§ EXERCISE: Output the lines that follow exactly as they are.

§ SOURCE DATA:
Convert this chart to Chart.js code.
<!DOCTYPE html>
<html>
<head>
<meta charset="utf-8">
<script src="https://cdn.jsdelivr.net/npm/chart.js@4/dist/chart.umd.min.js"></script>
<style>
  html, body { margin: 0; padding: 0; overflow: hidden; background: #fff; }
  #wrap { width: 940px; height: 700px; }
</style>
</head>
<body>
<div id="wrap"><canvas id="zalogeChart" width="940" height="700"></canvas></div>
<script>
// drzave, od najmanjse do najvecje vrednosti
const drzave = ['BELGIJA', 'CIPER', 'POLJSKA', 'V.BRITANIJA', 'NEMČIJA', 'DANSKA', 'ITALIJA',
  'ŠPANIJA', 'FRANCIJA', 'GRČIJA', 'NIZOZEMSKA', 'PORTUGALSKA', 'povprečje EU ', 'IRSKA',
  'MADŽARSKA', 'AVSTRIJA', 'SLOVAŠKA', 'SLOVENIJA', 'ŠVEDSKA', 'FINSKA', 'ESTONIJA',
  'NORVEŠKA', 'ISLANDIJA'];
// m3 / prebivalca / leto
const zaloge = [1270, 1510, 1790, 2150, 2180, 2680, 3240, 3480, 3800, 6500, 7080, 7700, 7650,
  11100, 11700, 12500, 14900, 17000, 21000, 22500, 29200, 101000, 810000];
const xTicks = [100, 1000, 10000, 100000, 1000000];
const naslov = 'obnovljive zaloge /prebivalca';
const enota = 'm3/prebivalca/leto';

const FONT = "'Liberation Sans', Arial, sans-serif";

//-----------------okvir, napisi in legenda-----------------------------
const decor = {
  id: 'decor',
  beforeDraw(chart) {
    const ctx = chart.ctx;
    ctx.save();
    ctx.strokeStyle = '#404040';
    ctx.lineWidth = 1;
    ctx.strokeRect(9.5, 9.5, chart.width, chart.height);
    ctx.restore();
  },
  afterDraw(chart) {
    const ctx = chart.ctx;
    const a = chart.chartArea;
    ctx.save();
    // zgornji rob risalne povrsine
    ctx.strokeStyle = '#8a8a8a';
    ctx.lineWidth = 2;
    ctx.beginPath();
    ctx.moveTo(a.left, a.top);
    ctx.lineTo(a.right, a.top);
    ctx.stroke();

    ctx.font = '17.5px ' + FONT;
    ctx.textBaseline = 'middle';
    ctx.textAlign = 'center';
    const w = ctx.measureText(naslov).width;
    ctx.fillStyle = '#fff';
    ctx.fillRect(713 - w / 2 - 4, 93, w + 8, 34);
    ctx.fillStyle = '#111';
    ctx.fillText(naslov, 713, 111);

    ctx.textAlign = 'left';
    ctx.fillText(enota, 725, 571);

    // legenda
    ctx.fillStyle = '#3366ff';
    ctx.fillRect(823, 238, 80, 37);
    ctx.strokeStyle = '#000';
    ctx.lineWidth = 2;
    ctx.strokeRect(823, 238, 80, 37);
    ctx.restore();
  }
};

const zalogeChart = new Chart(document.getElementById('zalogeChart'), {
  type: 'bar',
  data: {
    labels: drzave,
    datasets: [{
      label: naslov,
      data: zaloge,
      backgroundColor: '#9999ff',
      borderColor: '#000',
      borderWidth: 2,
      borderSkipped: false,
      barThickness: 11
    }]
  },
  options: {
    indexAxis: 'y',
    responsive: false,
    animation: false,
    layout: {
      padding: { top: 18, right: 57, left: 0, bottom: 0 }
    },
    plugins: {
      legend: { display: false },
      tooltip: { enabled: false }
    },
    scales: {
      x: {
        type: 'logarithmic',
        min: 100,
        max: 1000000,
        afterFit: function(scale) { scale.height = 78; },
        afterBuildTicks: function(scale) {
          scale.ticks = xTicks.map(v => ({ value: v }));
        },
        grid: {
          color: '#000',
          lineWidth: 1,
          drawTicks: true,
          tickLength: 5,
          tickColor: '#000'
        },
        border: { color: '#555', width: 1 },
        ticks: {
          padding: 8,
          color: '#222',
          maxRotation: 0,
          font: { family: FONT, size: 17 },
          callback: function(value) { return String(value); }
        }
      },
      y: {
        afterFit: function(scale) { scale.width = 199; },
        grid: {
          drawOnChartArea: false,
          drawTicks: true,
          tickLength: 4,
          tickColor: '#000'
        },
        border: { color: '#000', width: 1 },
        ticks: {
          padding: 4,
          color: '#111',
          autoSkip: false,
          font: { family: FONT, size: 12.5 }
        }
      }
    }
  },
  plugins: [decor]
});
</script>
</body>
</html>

§ CORRECT ANSWER:
Convert this chart to Chart.js code.
<!DOCTYPE html>
<html>
<head>
<meta charset="utf-8">
<script src="https://cdn.jsdelivr.net/npm/chart.js@4/dist/chart.umd.min.js"></script>
<style>
  html, body { margin: 0; padding: 0; overflow: hidden; background: #fff; }
  #wrap { width: 940px; height: 700px; }
</style>
</head>
<body>
<div id="wrap"><canvas id="zalogeChart" width="940" height="700"></canvas></div>
<script>
// drzave, od najmanjse do najvecje vrednosti
const drzave = ['BELGIJA', 'CIPER', 'POLJSKA', 'V.BRITANIJA', 'NEMČIJA', 'DANSKA', 'ITALIJA',
  'ŠPANIJA', 'FRANCIJA', 'GRČIJA', 'NIZOZEMSKA', 'PORTUGALSKA', 'povprečje EU ', 'IRSKA',
  'MADŽARSKA', 'AVSTRIJA', 'SLOVAŠKA', 'SLOVENIJA', 'ŠVEDSKA', 'FINSKA', 'ESTONIJA',
  'NORVEŠKA', 'ISLANDIJA'];
// m3 / prebivalca / leto
const zaloge = [1270, 1510, 1790, 2150, 2180, 2680, 3240, 3480, 3800, 6500, 7080, 7700, 7650,
  11100, 11700, 12500, 14900, 17000, 21000, 22500, 29200, 101000, 810000];
const xTicks = [100, 1000, 10000, 100000, 1000000];
const naslov = 'obnovljive zaloge /prebivalca';
const enota = 'm3/prebivalca/leto';

const FONT = "'Liberation Sans', Arial, sans-serif";

//-----------------okvir, napisi in legenda-----------------------------
const decor = {
  id: 'decor',
  beforeDraw(chart) {
    const ctx = chart.ctx;
    ctx.save();
    ctx.strokeStyle = '#404040';
    ctx.lineWidth = 1;
    ctx.strokeRect(9.5, 9.5, chart.width, chart.height);
    ctx.restore();
  },
  afterDraw(chart) {
    const ctx = chart.ctx;
    const a = chart.chartArea;
    ctx.save();
    // zgornji rob risalne povrsine
    ctx.strokeStyle = '#8a8a8a';
    ctx.lineWidth = 2;
    ctx.beginPath();
    ctx.moveTo(a.left, a.top);
    ctx.lineTo(a.right, a.top);
    ctx.stroke();

    ctx.font = '17.5px ' + FONT;
    ctx.textBaseline = 'middle';
    ctx.textAlign = 'center';
    const w = ctx.measureText(naslov).width;
    ctx.fillStyle = '#fff';
    ctx.fillRect(713 - w / 2 - 4, 93, w + 8, 34);
    ctx.fillStyle = '#111';
    ctx.fillText(naslov, 713, 111);

    ctx.textAlign = 'left';
    ctx.fillText(enota, 725, 571);

    // legenda
    ctx.fillStyle = '#3366ff';
    ctx.fillRect(823, 238, 80, 37);
    ctx.strokeStyle = '#000';
    ctx.lineWidth = 2;
    ctx.strokeRect(823, 238, 80, 37);
    ctx.restore();
  }
};

const zalogeChart = new Chart(document.getElementById('zalogeChart'), {
  type: 'bar',
  data: {
    labels: drzave,
    datasets: [{
      label: naslov,
      data: zaloge,
      backgroundColor: '#9999ff',
      borderColor: '#000',
      borderWidth: 2,
      borderSkipped: false,
      barThickness: 11
    }]
  },
  options: {
    indexAxis: 'y',
    responsive: false,
    animation: false,
    layout: {
      padding: { top: 18, right: 57, left: 0, bottom: 0 }
    },
    plugins: {
      legend: { display: false },
      tooltip: { enabled: false }
    },
    scales: {
      x: {
        type: 'logarithmic',
        min: 100,
        max: 1000000,
        afterFit: function(scale) { scale.height = 78; },
        afterBuildTicks: function(scale) {
          scale.ticks = xTicks.map(v => ({ value: v }));
        },
        grid: {
          color: '#000',
          lineWidth: 1,
          drawTicks: true,
          tickLength: 5,
          tickColor: '#000'
        },
        border: { color: '#555', width: 1 },
        ticks: {
          padding: 8,
          color: '#222',
          maxRotation: 0,
          font: { family: FONT, size: 17 },
          callback: function(value) { return String(value); }
        }
      },
      y: {
        afterFit: function(scale) { scale.width = 199; },
        grid: {
          drawOnChartArea: false,
          drawTicks: true,
          tickLength: 4,
          tickColor: '#000'
        },
        border: { color: '#000', width: 1 },
        ticks: {
          padding: 4,
          color: '#111',
          autoSkip: false,
          font: { family: FONT, size: 12.5 }
        }
      }
    }
  },
  plugins: [decor]
});
</script>
</body>
</html>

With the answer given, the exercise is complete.